- Born: February 11, 1906
- Died: August 14, 1979 (aged 73)
- Engineering career
- Institutions: American Philatelic Society Bureau Issues Association
- Projects: Bibliophile who accumulated one of the largest philatelic libraries, now located at the Smithsonian Institution's National Postal Museum.
- Awards: Luff Award APS Hall of Fame Lichtenstein Medal

= George Townsend Turner =

George Townsend Turner (February 11, 1906 – August 14, 1979) of Washington, D.C., was considered a leading philatelic bibliophile of his era, amassing a very large body of philatelic literature over his lifetime. He was the acting curator of the Smithsonian Institution's philatelic collection from 1959 until 1962 and was the owner of the largest private philatelic library ever assembled.

==Collecting interests==
Turner was particularly interested in United States revenue stamps and became an expert on the subject, publishing in 1974 "Essays and Proofs of United States Internal Revenue Stamps: A Compilation with Relative Prices."

Turner collected books and other periodicals and catalogs of philatelic literature and purchased large libraries of philatelic books, including the library of revenue collector William Carlos Stone, as well as the immense library of William Reynolds Ricketts.

==Philatelic activity==
Turner served philately in a number of ways. At the American Philatelic Society he was appointed to the board of directors; at the Smithsonian Institution he was the curator of philatelic collections; and, at the Bureau Issues Association (now the United States Stamp Society), he was the research philatelist.
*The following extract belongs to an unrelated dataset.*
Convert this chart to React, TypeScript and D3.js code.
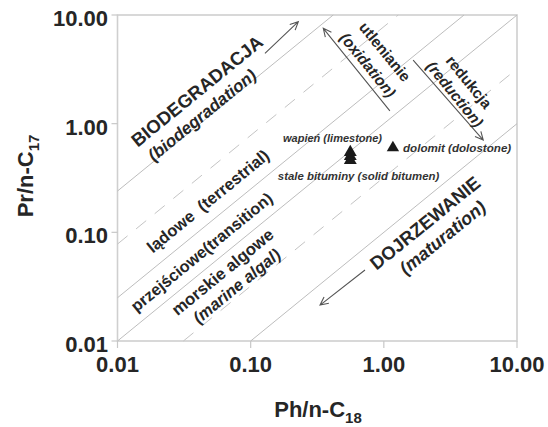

He was also very active in philatelic conventions, and, in 1966, when U.S. philatelic authorities declined to organize an international philatelic exhibition, Turner decided on his own to organize the Sixth International Philatelic Exhibition (SIPEX) in Washington, D.C.

==Honors and awards==
Numerous awards were given to Turner, including the Luff Award in 1976 for Outstanding Service to the Society, the Lichtenstein Medal in 1976, and in 1978 he signed the Roll of Distinguished Philatelists. In 1980 he was named to the American Philatelic Society Hall of Fame.

==Legacy==
The majority of Turner's massive library was bequeathed to the Smithsonian Institution where it now resides at the National Postal Museum in Washington, D.C. Through Turner's bequest, the Smithsonian Institution received over 3,000 books and related material which now forms the foundation of the Smithsonian National Postal Museum's library. Turner's collection includes his card catalog along with Ralph A. Kimble's subject index to many philatelic essays and articles which were published in the Philatelic Press, 1935–1950.